This function handles the complete workflow: creating a task, polling for results, and returning the solution. We'll use it throughout the rest of this guide.

Solving ReCaptcha v2 with Scrapling + CapSolver

ReCaptcha v2 is the classic "I'm not a robot" checkbox captcha. When triggered, it may ask users to identify objects in images (traffic lights, crosswalks, etc.). For scrapers, we need to solve this programmatically.

How ReCaptcha v2 Works

The website loads a ReCaptcha script with a unique site key
When submitted, the script generates a g-recaptcha-response token
The website sends this token to Google for verification
Google confirms whether the captcha was solved correctly

Finding the Site Key

The site key is usually found in the page HTML:

html Copy

<div class="g-recaptcha" data-sitekey="6LcxxxxxxxxxxxxxxxxxxxxxxxxxxxxxxxxxxxxABCD"></div>

Or in a script tag:

html Copy

<script src="https://www.google.com/recaptcha/api.js?render=6LcxxxxxxxxxxxxxxxxxxxxxxxxxxxxxxxxxxxxABCD"></script>

Implementation

python Copy

from scrapling import Fetcher

def scrape_with_recaptcha_v2(target_url, site_key, form_url=None):
    """
    Scrape a page protected by ReCaptcha v2.

    Args:
        target_url: The URL of the page with the captcha
        site_key: The ReCaptcha site key
        form_url: The URL to submit the form to (defaults to target_url)

    Returns:
        The response from the protected page
    """
    # Solve the captcha using CapSolver
    print("Solving ReCaptcha v2...")
    solution = solve_captcha(
        task_type="ReCaptchaV2TaskProxyLess",
        website_url=target_url,
        website_key=site_key
    )

    captcha_token = solution["gRecaptchaResponse"]
    print(f"Got token: {captcha_token[:50]}...")

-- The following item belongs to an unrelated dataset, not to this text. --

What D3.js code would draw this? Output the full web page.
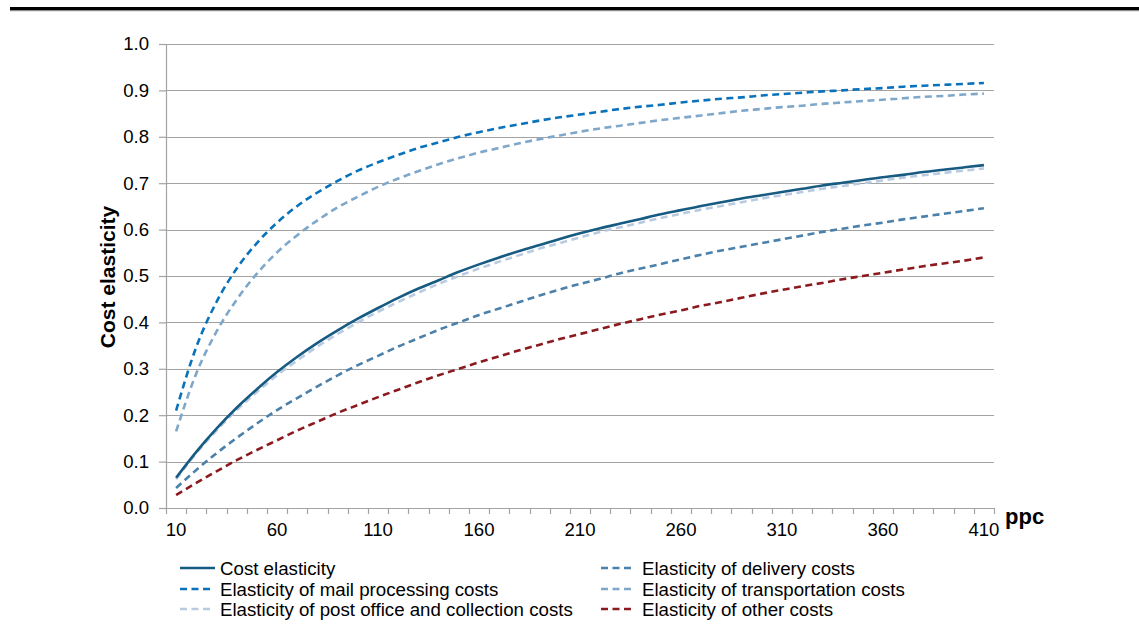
<!DOCTYPE html>
<html><head><meta charset="utf-8">
<script src="https://cdn.jsdelivr.net/npm/d3@7"></script>
<style>
html,body{margin:0;padding:0;background:#fff;}
svg{display:block;font-family:"Liberation Sans",Arial,sans-serif;}
</style></head>
<body><svg id="chart" width="1139" height="635"></svg>
<script>
const categories = [10,20,30,40,50,60,70,80,90,100,110,120,130,140,150,160,170,180,190,200,210,220,230,240,250,260,270,280,290,300,310,320,330,340,350,360,370,380,390,400,410];
const xTickLabels = [10,60,110,160,210,260,310,360,410];
const yTicks = [0,0.1,0.2,0.3,0.4,0.5,0.6,0.7,0.8,0.9,1.0];

const costElasticity = [0.065,0.121,0.171,0.216,0.256,0.293,0.326,0.356,0.383,0.408,0.431,0.453,0.473,0.491,0.509,0.525,0.540,0.554,0.567,0.580,0.592,0.603,0.613,0.623,0.633,0.642,0.651,0.659,0.667,0.674,0.681,0.688,0.695,0.701,0.707,0.713,0.718,0.724,0.729,0.734,0.739];
const mailProcessing = [0.210,0.347,0.444,0.516,0.571,0.615,0.651,0.680,0.705,0.727,0.745,0.761,0.776,0.788,0.800,0.810,0.819,0.827,0.835,0.842,0.848,0.854,0.860,0.865,0.869,0.874,0.878,0.882,0.885,0.889,0.892,0.895,0.898,0.900,0.903,0.905,0.908,0.910,0.912,0.914,0.916];
const postOffice = [0.062,0.118,0.167,0.211,0.250,0.286,0.318,0.348,0.375,0.400,0.423,0.444,0.464,0.483,0.500,0.516,0.531,0.545,0.559,0.571,0.583,0.595,0.605,0.615,0.625,0.634,0.643,0.651,0.659,0.667,0.674,0.681,0.688,0.694,0.700,0.706,0.712,0.717,0.722,0.727,0.732];
const delivery = [0.043,0.082,0.118,0.151,0.182,0.211,0.237,0.262,0.286,0.308,0.328,0.348,0.366,0.384,0.400,0.416,0.430,0.444,0.458,0.471,0.483,0.494,0.506,0.516,0.526,0.536,0.546,0.555,0.563,0.571,0.579,0.587,0.595,0.602,0.609,0.615,0.622,0.628,0.634,0.640,0.646];
const transportation = [0.165,0.290,0.380,0.449,0.505,0.551,0.588,0.620,0.648,0.671,0.692,0.710,0.726,0.741,0.754,0.766,0.776,0.786,0.795,0.803,0.811,0.818,0.824,0.830,0.836,0.841,0.846,0.851,0.856,0.860,0.864,0.867,0.871,0.874,0.877,0.880,0.883,0.886,0.888,0.891,0.893];
const otherCosts = [0.028,0.054,0.079,0.103,0.125,0.146,0.167,0.186,0.205,0.222,0.239,0.255,0.271,0.286,0.300,0.314,0.327,0.340,0.352,0.364,0.375,0.386,0.397,0.407,0.417,0.426,0.436,0.444,0.453,0.462,0.470,0.478,0.485,0.493,0.500,0.507,0.514,0.521,0.527,0.533,0.540];

const seriesNames = ["Cost elasticity","Elasticity of mail processing costs","Elasticity of post office and collection costs","Elasticity of delivery costs","Elasticity of transportation costs","Elasticity of other costs"];
const seriesValues = [costElasticity, mailProcessing, postOffice, delivery, transportation, otherCosts];
const seriesColors = ["#175a82","#0a72bb","#b9cbe0","#4a80aa","#7ea7ca","#8b1a1f"];
const seriesDash = [null,"7,4.5","7,4.5","7,4.5","7,4.5","7,4.5"];
// draw order (back to front)
const drawOrder = [5,3,2,0,4,1];

const svg = d3.select("#chart");
const L = 166, R = 994, T = 44, B = 508;
const x = d3.scaleBand().domain(categories).range([L, R]).padding(0);
const y = d3.scaleLinear().domain([0,1]).range([B, T]);
const gridColor = "#a3a3a3";

// top rule
svg.append("rect").attr("x",10).attr("y",7).attr("width",1129).attr("height",3).attr("fill","#000");
svg.append("rect").attr("x",10).attr("y",10).attr("width",1129).attr("height",1.2).attr("fill","#8a8a8a");

// gridlines
svg.append("g").selectAll("line").data(yTicks.filter(d=>d>0)).join("line")
  .attr("x1",L).attr("x2",R).attr("y1",d=>Math.round(y(d))+0.5).attr("y2",d=>Math.round(y(d))+0.5)
  .attr("stroke",gridColor).attr("stroke-width",1.2);

// y axis
const yAxis = svg.append("g").attr("transform",`translate(${L},0)`)
  .call(d3.axisLeft(y).tickValues(yTicks).tickFormat(d3.format(".1f")).tickSize(7).tickPadding(10));
yAxis.select(".domain").attr("stroke",gridColor).attr("stroke-width",1.2).attr("d",`M0.5,${B}V${T}`);
yAxis.selectAll(".tick line").attr("stroke",gridColor).attr("stroke-width",1.2);
yAxis.selectAll(".tick text").attr("font-size",18.6).attr("fill","#000").attr("font-family","Liberation Sans, Arial, sans-serif");

// x axis line + ticks at band edges
const edges = categories.map(c=>x(c)).concat([R]);
const xg = svg.append("g");
xg.append("line").attr("x1",L).attr("x2",R).attr("y1",B+0.5).attr("y2",B+0.5).attr("stroke",gridColor).attr("stroke-width",1.2);
xg.selectAll("line.t").data(edges).join("line").attr("class","t")
  .attr("x1",d=>Math.round(d)+0.5).attr("x2",d=>Math.round(d)+0.5).attr("y1",B).attr("y2",B+6)
  .attr("stroke",gridColor).attr("stroke-width",1.2);
xg.selectAll("text").data(xTickLabels).join("text")
  .attr("x",d=>x(d)+x.bandwidth()/2).attr("y",536).attr("text-anchor","middle")
  .attr("font-size",18.6).attr("fill","#000").text(d=>d);

// axis titles
svg.append("text").attr("transform","translate(115,277) rotate(-90)").attr("text-anchor","middle")
  .attr("font-size",21).attr("font-weight","bold").attr("fill","#000").text("Cost elasticity");
svg.append("text").attr("x",1005).attr("y",524).attr("font-size",22).attr("font-weight","bold").attr("fill","#000").text("ppc");

// lines
const line = d3.line().x((d,i)=>x(categories[i])+x.bandwidth()/2).y(d=>y(d)).curve(d3.curveMonotoneX);
svg.append("g").selectAll("path").data(drawOrder).join("path")
  .attr("d",k=>line(seriesValues[k]))
  .attr("fill","none").attr("stroke",k=>seriesColors[k]).attr("stroke-width",2.6)
  .attr("stroke-dasharray",k=>seriesDash[k]);

// legend
const legendPos = [[180,575],[180,596],[180,616],[601,575],[601,596],[601,616]];
const lg = svg.append("g").selectAll("g").data(seriesNames.map((n,i)=>i)).join("g")
  .attr("transform",i=>`translate(${legendPos[i][0]},${legendPos[i][1]})`);
lg.append("line").attr("x1",0).attr("x2",i=>i===0?35:31).attr("y1",-7).attr("y2",-7)
  .attr("stroke",i=>seriesColors[i]).attr("stroke-width",2.6).attr("stroke-dasharray",i=>seriesDash[i]);
lg.append("text").attr("x",i=>i<3?40:41).attr("y",0).attr("font-size",18.7).attr("fill","#000").text(i=>seriesNames[i]);
</script></body></html>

    # Submit the form with the captcha token using Scrapling
    # Note: Use Fetcher.post() as a class method (not instance method)
    submit_url = form_url or target_url
    response = Fetcher.post(
        submit_url,
        data={
            "g-recaptcha-response": captcha_token,
            # Add any other form fields required by the website
        }
    )

    return response

# Example usage
if __name__ == "__main__":
    url = "https://example.com/protected-page"
    site_key = "6LcxxxxxxxxxxxxxxxxxxxxxxxxxxxxxxxxxxxxABCD"

    result = scrape_with_recaptcha_v2(url, site_key)
    print(f"Status: {result.status}")
    print(f"Content length: {len(result.body)}")  # Use .body for raw bytes

ReCaptcha v2 Invisible

For invisible ReCaptcha v2 (no checkbox, triggered on form submission), add the isInvisible parameter:

python Copy

solution = solve_captcha(
    task_type="ReCaptchaV2TaskProxyLess",
    website_url=target_url,
    website_key=site_key,
    isInvisible=True
)

Enterprise Version

For ReCaptcha v2 Enterprise, use a different task type:

python Copy

solution = solve_captcha(
    task_type="ReCaptchaV2EnterpriseTaskProxyLess",
    website_url=target_url,
    website_key=site_key,
    enterprisePayload={
        "s": "payload_s_value_if_needed"
    }
)

Solving ReCaptcha v3 with Scrapling + CapSolver

ReCaptcha v3 is different from v2 — it runs invisibly in the background and assigns a score (0.0 to 1.0) based on user behavior. A score closer to 1.0 indicates likely human activity.

Key Differences from v2

Aspect	ReCaptcha v2	ReCaptcha v3
User Interaction	Checkbox/image challenges	None (invisible)
Output	Pass/fail	Score (0.0-1.0)
Action Parameter	Not required	Required
When to use	Forms, logins	All page loads

Finding the Action Parameter

The action is specified in the website's JavaScript:

javascript Copy

grecaptcha.execute('6LcxxxxxxxxxxxxxxxxABCD', {action: 'submit'})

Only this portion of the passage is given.